From the Ayn Rand Insitute:



In the current Senate debate over President Bush’s judicial nominees, some senators appear to be using a simple test: if a nominee has ever ruled in favor of property rights, he is unfit to serve as a federal judge.
       
The left has been preaching for many, many decades that so-called human rights trump property rights, that altruistic feelings for the weak, the poor, the handicapped, etc., ad nauseum, must guide a judge’s decisions, not some “outmoded” concept of justice based on the sanctity of the individual’s right to property. The senators worry that the nominees will reverse some of the massive violations of property rights that the left has subjected this country to for so long.
       
Consider one of Justice Janice Rogers Brown’s opinions that is thought objectionable. When the city of San Francisco forced hotel owners to pay a fee to convert from residential to tourist use, Justice Brown observed: “Private property, already an endangered species in California, is now entirely extinct in San Francisco…. Theft is theft even when the government approves of the thievery.
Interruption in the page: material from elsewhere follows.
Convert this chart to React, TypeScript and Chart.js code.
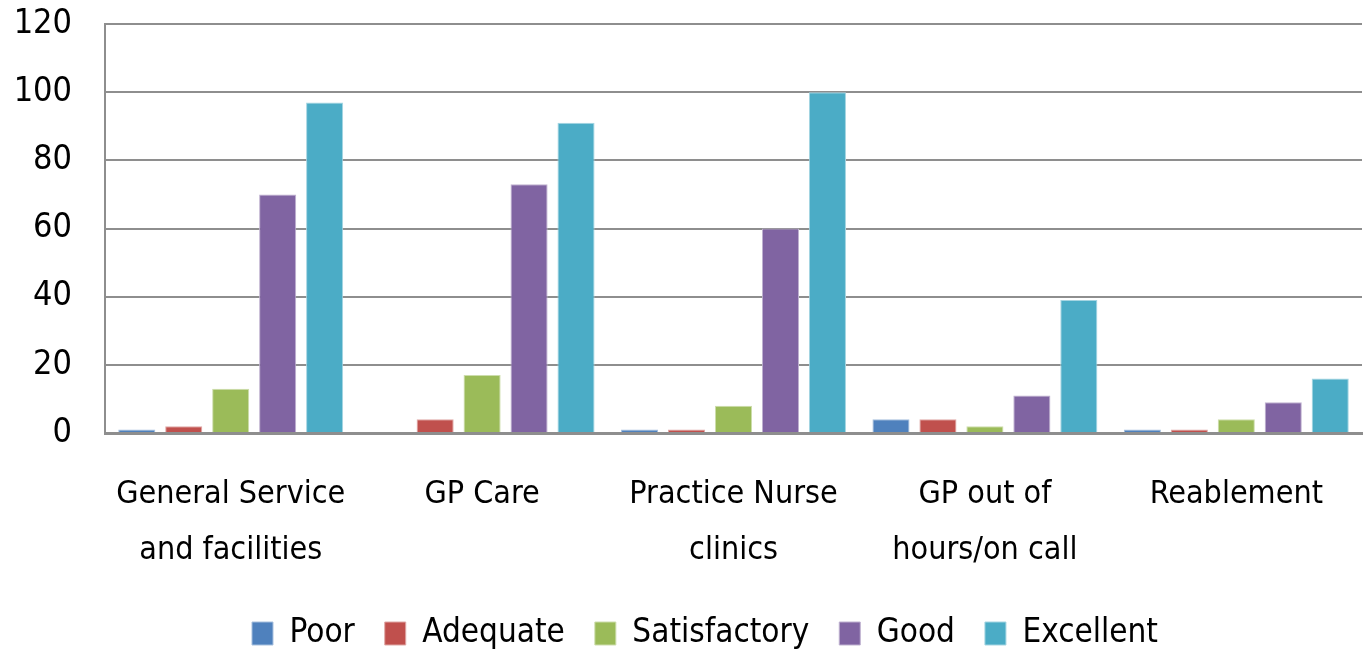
import React, { useEffect, useRef } from "react";
import { Chart, registerables } from "chart.js";

Chart.register(...registerables);

const categories: (string | string[])[] = [
  ["General Service", "and facilities"],
  "GP Care",
  ["Practice Nurse", "clinics"],
  ["GP out of", "hours/on call"],
  "Reablement",
];

const poor = [1, 0, 1, 4, 1];
const adequate = [2, 4, 1, 4, 1];
const satisfactory = [13, 17, 8, 2, 4];
const good = [70, 73, 60, 11, 9];
const excellent = [97, 91, 100, 39, 16];

const yTicks = [0, 20, 40, 60, 80, 100, 120];

const FONT = "'DejaVu Sans Condensed', 'Liberation Sans Narrow', sans-serif";

const shiftLegend = {
  id: "shiftLegend",
  afterLayout(chart: any) {
    const lg = chart.legend;
    if (lg) {
      lg.left += 24;
      lg.right += 24;
    }
  },
};

export default function App() {
  const ref = useRef<HTMLCanvasElement | null>(null);

  useEffect(() => {
    document.body.style.margin = "0";
    if (!ref.current) return;
    const mk = (label: string, data: number[], color: string, border: string) => ({
      label,
      data,
      backgroundColor: color,
      borderColor: border,
      borderWidth: 1,
      categoryPercentage: 0.934,
      barPercentage: 0.79,
    });
    const chart = new Chart(ref.current, {
      type: "bar",
      data: {
        labels: categories,
        datasets: [
          mk("Poor", poor, "#4F81BD", "#A7C0DE"),
          mk("Adequate", adequate, "#C0504D", "#DFA8A6"),
          mk("Satisfactory", satisfactory, "#9BBB59", "#CDDDAC"),
          mk("Good", good, "#8064A2", "#BFB1D0"),
          mk("Excellent", excellent, "#4BACC6", "#A5D5E2"),
        ],
      },
      plugins: [shiftLegend],
      options: {
        responsive: false,
        animation: false,
        layout: { padding: { left: 0, right: 1, top: 24, bottom: -6 } },
        plugins: {
          tooltip: { enabled: false },
          legend: {
            position: "bottom",
            labels: {
              color: "#000",
              font: { family: FONT, size: 33 },
              boxWidth: 21,
              boxHeight: 23,
              padding: 30,
            },
          },
        },
        scales: {
          x: {
            grid: { display: false, drawTicks: false },
            border: { display: true, color: "#8e8e8e", width: 3 },
            afterFit: (s: any) => {
              s.height = 154;
              s.paddingLeft = 0;
              s.paddingRight = 0;
            },
            ticks: {
              color: "#000",
              font: { family: FONT, size: 32, lineHeight: 1.75 },
              padding: 34,
              maxRotation: 0,
              autoSkip: false,
            },
          },
          y: {
            min: 0,
            max: 120,
            afterBuildTicks: (s: any) => {
              s.ticks = yTicks.map((v) => ({ value: v }));
            },
            afterFit: (s: any) => {
              s.width = 105;
              s.paddingTop = 0;
              s.paddingBottom = 0;
            },
            grid: { color: "#8e8e8e", lineWidth: 2, drawTicks: false },
            border: { display: true, color: "#8e8e8e", width: 2 },
            ticks: {
              color: "#000",
              font: { family: FONT, size: 34 },
              padding: 33,
            },
          },
        },
      },
    });
    return () => chart.destroy();
  }, []);

  return (
    <div style={{ width: 1363, height: 654 }}>
      <canvas ref={ref} width={1363} height={654} />
    </div>
  );
}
Turning a democracy into a kleptocracy does not enhance the stature of the thieves; it only diminishes the legitimacy of the government.”
       
There are, however, legitimate reasons to oppose Bush’s nominees–not because of the rights a nominee promises to uphold but because of the rights he threatens to extinguish (such as the right to abortion)–as Bush strives to open another breach in the wall separating church and state.